So I told the story of how I got my ex’s purity ring to a friend the other day:
On our first date, I noticed a shiny, silver ring perfectly placed on her finger with the words: TRUE. LOVE. WAITS. Utilizing a perfect conversation starter, we discussed the process in which she got it and what it meant to her. A few months later, we’re at a musuem having a casual outing when she smiles at me. She proceeded to hand me a small baggie containing her purity ring and some small hearts. I smiled back not knowing what it really meant, but I felt good in the moment, so much so that I wore it around my neck on a chain for months after that. As the years went by, we moved in together and it got lost in the shuffle.
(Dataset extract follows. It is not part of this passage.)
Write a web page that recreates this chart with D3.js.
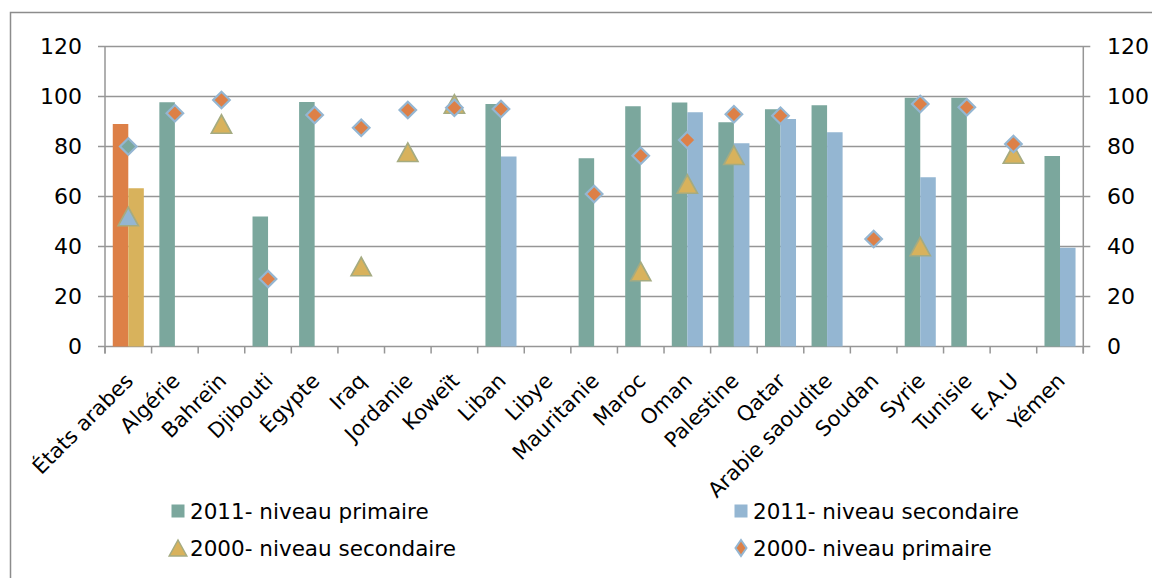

My ex recently found it and asked me if I wanted it back. I asked if she wanted to give it back, she said I gave it to you, it’s yours. On V Day, I attempted to give it back, she wouldn’t touch it and again exclaimed, it was mine and if I didn’t want it, I should throw it away.
Days later, I still have it; pondering over its significance and it has finally come to me–I know what it means to me, to us; that no matter where our lives takes us, that ring bonded us then as it binds us now. I’m glad I didn’t throw it away because THIS is truly the best gift I have ever gotten–more than a lion statue or even my cats (which is very hard to compare since I love them like my children). Tuesday night, holding this ring in the palm of my hand gave me a certain calmness that allowed me to fall asleep in peace; a night’s sleep I desparately needed.